Frankfurter Allgemeine Zeitung Nr. 28 vom 3.2.2005

Bert Rebhandl

Mit der Antike auf du und du

Marmor, Stein und Ziegel bricht

Der römische Proconsul war "selbst für antike Verhältnisse ein Exzentriker". Durs Grünbein muß es wissen, er ist ein Kenner der Epoche bis zu ihren literarischen Nachwirkungen bei Hölderlin oder Hermann Broch.
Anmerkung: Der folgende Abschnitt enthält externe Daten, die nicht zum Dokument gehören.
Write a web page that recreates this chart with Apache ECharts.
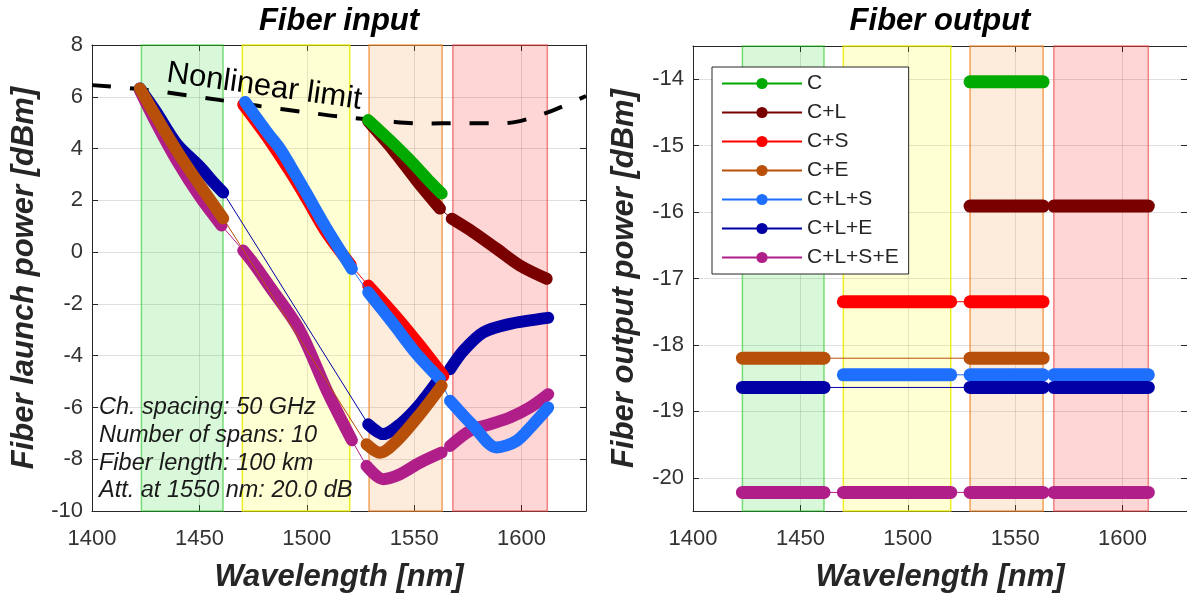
<!DOCTYPE html>
<html>
<head>
<meta charset="utf-8">
<script src="https://cdn.jsdelivr.net/npm/echarts@6/dist/echarts.min.js"></script>
<style>
html,body{margin:0;padding:0;background:#fff;overflow:hidden}
#chart{width:1187px;height:599px}
</style>
</head>
<body>
<div id="chart"></div>
<script>
// ---------------- data ----------------
const wavelengthTicks = [1400, 1450, 1500, 1550, 1600];
const launchTicks = [-10, -8, -6, -4, -2, 0, 2, 4, 6, 8];
const outputTicks = [-20, -19, -18, -17, -16, -15, -14];

const bandNames = ['E', 'S', 'C', 'L'];
const bandStart = [1423, 1470, 1529, 1568];
const bandEnd   = [1461, 1520, 1563, 1612];

const configNames  = ['C', 'C+L', 'C+S', 'C+E', 'C+L+S', 'C+L+E', 'C+L+S+E'];
const configColors = ['#00aa00', '#7a0000', '#ff0000', '#b8500a', '#1f6fff', '#0000a6', '#b01e8a'];

// Nonlinear limit (dashed)
const nliWavelength = [1400, 1424, 1459, 1478, 1498, 1515, 1541, 1554, 1572, 1592, 1610, 1630];
const nliPower      = [6.45, 6.28, 5.88, 5.64, 5.42, 5.24, 5.03, 4.97, 4.98, 4.98, 5.33, 6.03];

// Fiber launch power per configuration, one list of [wavelength, dBm] per band used
const launch_C = [
  [[1528.6, 5.10], [1538.7, 4.32], [1549.6, 3.42], [1557.4, 2.71], [1562.8, 2.26]]
];
const launch_CL = [
  [[1528.6, 5.05], [1540.3, 3.93], [1551.1, 2.77], [1562.0, 1.68]],
  [[1567.5, 1.29], [1577.5, 0.77], [1588.4, 0.13], [1599.3, -0.52], [1611.7, -1.03]]
];
const launch_CS = [
  [[1470.4, 5.70], [1482.0, 4.40], [1492.7, 3.05], [1500.0, 2.05], [1508.8, 0.80], [1520.5, -0.50]],
  [[1528.6, -1.29], [1541.9, -2.52], [1552.7, -3.61], [1563.6, -4.78]]
];
const launch_CE = [
  [[1422.3, 6.32], [1430.0, 5.22], [1439.4, 3.93], [1448.7, 2.77], [1461.1, 1.30]],
  [[1527.8, -7.42], [1534.1, -7.75], [1541.9, -7.29], [1552.7, -6.26], [1562.8, -5.16]]
];
const launch_CLS = [
  [[1471.3, 5.80], [1482.0, 4.58], [1487.5, 4.00], [1492.7, 3.29], [1499.9, 2.26], [1508.8, 0.97], [1521.0, -0.65]],
  [[1528.6, -1.55], [1540.3, -2.77], [1551.2, -3.94], [1562.0, -4.90]],
  [[1566.7, -5.74], [1577.5, -6.71], [1588.4, -7.55], [1597.7, -7.29], [1605.4, -6.65], [1612.4, -6.00]]
];
const launch_CLE = [
  [[1422.3, 6.32], [1430.0, 5.40], [1439.4, 4.19], [1450.3, 3.29], [1456.0, 2.75], [1461.1, 2.30]],
  [[1528.6, -6.65], [1535.6, -7.03], [1543.4, -6.65], [1552.7, -5.87], [1562.5, -4.80]],
  [[1566.7, -4.52], [1572.9, -3.81], [1582.2, -3.10], [1594.6, -2.77], [1612.4, -2.54]]
];
const launch_CLSE = [
  [[1422.3, 6.25], [1430.0, 4.97], [1439.4, 3.55], [1450.3, 2.13], [1460.3, 1.03]],
  [[1470.4, 0.06], [1475.3, -0.45], [1482.4, -1.29], [1496.8, -3.03], [1509.4, -5.36], [1521.0, -7.27]],
  [[1527.8, -8.26], [1535.6, -8.77], [1543.4, -8.58], [1552.7, -8.13], [1562.8, -7.74]],
  [[1566.7, -7.49], [1576.0, -6.90], [1585.3, -6.65], [1594.6, -6.39], [1603.9, -6.00], [1612.4, -5.49]]
];
const launchSets = [launch_C, launch_CL, launch_CS, launch_CE, launch_CLS, launch_CLE, launch_CLSE];

// Fiber output power (flat per band)
const outputPower = [-14.04, -15.91, -17.35, -18.20, -18.45, -18.64, -20.22];
const outputBands = [['C'], ['C', 'L'], ['S', 'C'], ['E', 'C'], ['S', 'C', 'L'], ['E', 'C', 'L'], ['E', 'S', 'C', 'L']];

// ---------------- styling ----------------
const FONT = '"Liberation Sans", Arial, Helvetica, sans-serif';
const bandFill   = ['rgba(0,200,0,0.15)', 'rgba(255,255,0,0.17)', 'rgba(245,140,40,0.17)', 'rgba(255,0,0,0.16)'];
const bandBorder = ['rgba(40,200,40,0.6)', 'rgba(235,235,0,0.85)', 'rgba(240,140,50,0.8)', 'rgba(235,70,70,0.65)'];
const launchZ = [9, 8, 5, 7, 6, 4, 3];
const outputZ = [9, 8, 7, 7, 5, 6, 4];
const AX = '#262626';

function fmt(list) { return v => (list.indexOf(Math.round(v * 1000) / 1000) >= 0 ? String(v) : ''); }

function xAxisOf(gi, bottom) {
  return {
    type: 'value', gridIndex: gi, min: 1400, max: 1630, interval: 50,
    position: bottom ? 'bottom' : 'top',
    name: bottom ? 'Wavelength [nm]' : '', nameLocation: 'middle', nameGap: 51,
    nameTextStyle: { fontSize: 31, fontWeight: 'bold', fontStyle: 'italic', color: AX, fontFamily: FONT },
    axisLine: { show: true, onZero: false, lineStyle: { color: AX, width: 1 } },
    axisTick: { show: true, inside: true, length: 6, lineStyle: { color: AX } },
    axisLabel: { show: bottom, fontSize: 22, color: '#333', margin: 17, fontFamily: FONT, formatter: fmt(wavelengthTicks) },
    splitLine: { show: bottom, lineStyle: { color: 'rgba(0,0,0,0.12)', width: 1 } }
  };
}
function yAxisOf(gi, left, isLaunch) {
  const base = {
    type: 'value', gridIndex: gi, position: left ? 'left' : 'right',
    name: left ? (isLaunch ? 'Fiber launch power [dBm]' : 'Fiber output power [dBm]') : '',
    nameLocation: 'middle', nameRotate: 90, nameGap: isLaunch ? 52 : 53,
    nameTextStyle: { fontSize: 31, fontWeight: 'bold', fontStyle: 'italic', color: AX, fontFamily: FONT },
    axisLine: { show: true, onZero: false, lineStyle: { color: AX, width: 1 } },
    axisTick: { show: true, inside: true, length: 6, lineStyle: { color: AX } },
    axisLabel: { show: left, fontSize: 22, color: '#333', margin: 9, fontFamily: FONT,
      formatter: fmt(isLaunch ? launchTicks : outputTicks) },
    splitLine: { show: left, lineStyle: { color: 'rgba(0,0,0,0.12)', width: 1 } }
  };
  if (isLaunch) { base.min = -10; base.max = 8; base.interval = 2; }
  else { base.min = -20.5; base.max = -13.5; base.splitNumber = 7; }
  return base;
}

function bandSeries(xi, yi) {
  return {
    type: 'line', xAxisIndex: xi, yAxisIndex: yi, data: [], silent: true, z: 1,
    markArea: {
      silent: true,
      label: { show: false },
      data: bandStart.map((s, i) => [
        { xAxis: s, itemStyle: { color: bandFill[i], borderColor: bandBorder[i], borderWidth: 1.5 } },
        { xAxis: bandEnd[i] }
      ])
    }
  };
}

const series = [];
// thin connecting lines (legend representatives first)
configNames.forEach((name, k) => {
  series.push({
    name, type: 'line', xAxisIndex: 0, yAxisIndex: 0, data: [].concat(...launchSets[k]),
    symbol: 'none', silent: true, emphasis: { disabled: true },
    lineStyle: { color: configColors[k], width: 1 }, itemStyle: { color: configColors[k] }, z: launchZ[k]
  });
});
series.push(bandSeries(0, 0));
series.push(bandSeries(2, 2));
// nonlinear limit
series.push({
  type: 'line', xAxisIndex: 0, yAxisIndex: 0, silent: true, symbol: 'none', z: 2, smooth: 0.3,
  data: nliWavelength.map((w, i) => [w, nliPower[i]]),
  lineStyle: { color: '#000', width: 4, type: [19, 19] }
});
// thick launch segments
configNames.forEach((name, k) => {
  launchSets[k].forEach(seg => {
    series.push({
      name, type: 'line', xAxisIndex: 0, yAxisIndex: 0, data: seg, symbol: 'none', silent: true,
      emphasis: { disabled: true }, smooth: 0.3,
      lineStyle: { color: configColors[k], width: 12, cap: 'round', join: 'round' }, z: launchZ[k]
    });
  });
});
// output: thin connectors + thick flat segments
configNames.forEach((name, k) => {
  const pts = [];
  outputBands[k].forEach(b => {
    const i = bandNames.indexOf(b);
    pts.push([bandStart[i], outputPower[k]], [bandEnd[i], outputPower[k]]);
  });
  series.push({
    name, type: 'line', xAxisIndex: 2, yAxisIndex: 2, data: pts, symbol: 'none', silent: true,
    emphasis: { disabled: true },
    lineStyle: { color: configColors[k], width: 1 }, z: outputZ[k]
  });
  outputBands[k].forEach(b => {
    const i = bandNames.indexOf(b);
    series.push({
      name, type: 'line', xAxisIndex: 2, yAxisIndex: 2, symbol: 'none', silent: true,
      emphasis: { disabled: true },
      data: [[bandStart[i], outputPower[k]], [bandEnd[i], outputPower[k]]],
      lineStyle: { color: configColors[k], width: 13, cap: 'round' }, z: outputZ[k]
    });
  });
});

const chart = echarts.init(document.getElementById('chart'), null, { renderer: 'canvas' });
chart.setOption({
  animation: false,
  backgroundColor: '#fff',
  textStyle: { fontFamily: FONT },
  grid: [
    { left: 92, top: 45, width: 494, height: 466, outerBoundsMode: 'none' },
    { left: 693, top: 46, width: 494, height: 465, outerBoundsMode: 'none' }
  ],
  xAxis: [xAxisOf(0, true), xAxisOf(0, false), xAxisOf(1, true), xAxisOf(1, false)],
  yAxis: [yAxisOf(0, true, true), yAxisOf(0, false, true), yAxisOf(1, true, false), yAxisOf(1, false, false)],
  legend: {
    data: configNames, selectedMode: false, orient: 'vertical',
    left: 712, top: 67, itemWidth: 80, itemHeight: 14, itemGap: 8,
    padding: [6, 10, 6, 9], backgroundColor: '#fff', borderColor: AX, borderWidth: 1, borderRadius: 0,
    textStyle: { fontSize: 21, color: AX, fontFamily: FONT, lineHeight: 21 },
    z: 20
  },
  graphic: [
    { type: 'text', x: 339, y: 6, z: 30, style: { text: 'Fiber input', fill: '#000', align: 'center', verticalAlign: 'top',
      font: 'italic bold 31px ' + FONT } },
    { type: 'text', x: 940, y: 6, z: 30, style: { text: 'Fiber output', fill: '#000', align: 'center', verticalAlign: 'top',
      font: 'italic bold 31px ' + FONT } },
    { type: 'text', x: 167, y: 73, rotation: -0.14, z: 30, style: { text: 'Nonlinear limit', fill: '#000', align: 'left',
      verticalAlign: 'middle', font: '31px ' + FONT } },
    { type: 'text', x: 99, y: 394, z: 30, style: {
      text: 'Ch. spacing: 50 GHz\nNumber of spans: 10\nFiber length: 100 km\nAtt. at 1550 nm: 20.0 dB',
      fill: '#1a1a1a', align: 'left', verticalAlign: 'top', lineHeight: 27.7, font: 'italic 23.5px ' + FONT } }
  ],
  series
});
</script>
</body>
</html>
Am Dienstag abend sprach Grünbein im "Roten Salon" der Berliner Volksbühne die Einleitung zu einem Film, dessen geringe Bekanntheit der seines Helden entspricht: Sulla war nicht Caesar, und "Sulla" von Klaus Wyborny ist nicht "Gladiator". Eher dessen vollständiges Gegenteil.

Der Regisseur empfiehlt, den Film kapitelweise anzuschauen. "Von der Bildhauerei" heißt das erste von sieben Kapiteln, das letzte trägt den Titel "Natur und Staat". Zwei Stunden lang spielt Hanns Zischler den Sulla, ohne ein Wort zu sagen. Denn die Stimme gehört Klaus Wyborny, dem Weltgeist hinter diesem Autorenfilm. Wyborny hat eine autoritative, sonore Stimme, mit der er Sullas Versuch über "den von Grund auf erholsamen Tag" vorträgt. Der Mann ist auf dem Rückweg nach Rom. Er hat in Griechenland den pontischen König Mithridates besiegt, muß nun aber in der Heimatstadt einen Zwist beilegen.Wyborny zeigt ihn an der Schwelle zwischen dem griechischen und dem römischen Weltalter. Aber die Politik ist nur das Symptom einer allgemeinen Regung: Lust.

"Sulla" beginnt mit den Vorbereitungen zu einem Liebesspiel. Der Feldherr erwartet eine Frau. Mit kluger Voraussicht stellt er das Feldbett an einen Baum, errichtet in entsprechendem Abstand kleine Steinhügel und malt sich Stellungen aus, in denen er zum Höhepunkt kommen wird. Er kommt dann ein wenig zu früh (durch Rom geht in diesem Moment ein Ruck). Mathilde, die "Allegorie des Griechischen" (Wyborny) ist noch nicht da. Eros duchwirkt "Sulla", oder, in der Sprache des Films: Geilheit. Das Begehren gilt nicht nur der Frau, es gilt der Welt.

"Erkenntnisgeil" seien Sulla, der Mann, und "Sulla", der Film, fand Durs Grünbein, der nach der Vorführung auch an einer Diskussion teilnahm, die von Dietrich Kuhlbrodt geleitet wurde, aber schnell zu einem Dialog der beiden Erkenntniserotiker Grünbein und Wyborny ausartete. "Sulla" spiele, so Kuhlbrodt, "in einer Zeit, wo die Anschaulikchkeit noch da ist". Klaus Wyborny nimmt hinter dem Sichtbaren - dezidiert antiplatonisch - kein Ideal, sondern ein "Durcheinander" wahr, dessen Darstellung "Sulla" versucht. "Ich bin beleidigt von dem Menschenbild der gegenwärtigen Kunst". Durs Grünbein zieht eine Parallele zwischen griechischen Baustoffen (Marmor) und römischen (Ziegel): "Rom baut mobiler. Im Inneren dieser Architektur schlottert es." Ein antihölderlinscher Zug gefällt ihm an "Sulla": "Alles Antike wird profaniert."

Klaus Wyborny (mehr zu seinem Werk unter www.typee.de) hat dafür zwar ein Vorbild, den Filmregisseut Jean-Marie Straub, aber er vollführt mit diesem Erbe sein eigenes Manöver: "Ich habe Straub von den Füßen auf den Kopf gestellt." Die Präsentation von "Sulla" - ein großartig nichtlinearer Abend - hatte Hand und Fuß und Kopf. Auf dem Heimweg schlotterte es im Zuschauer.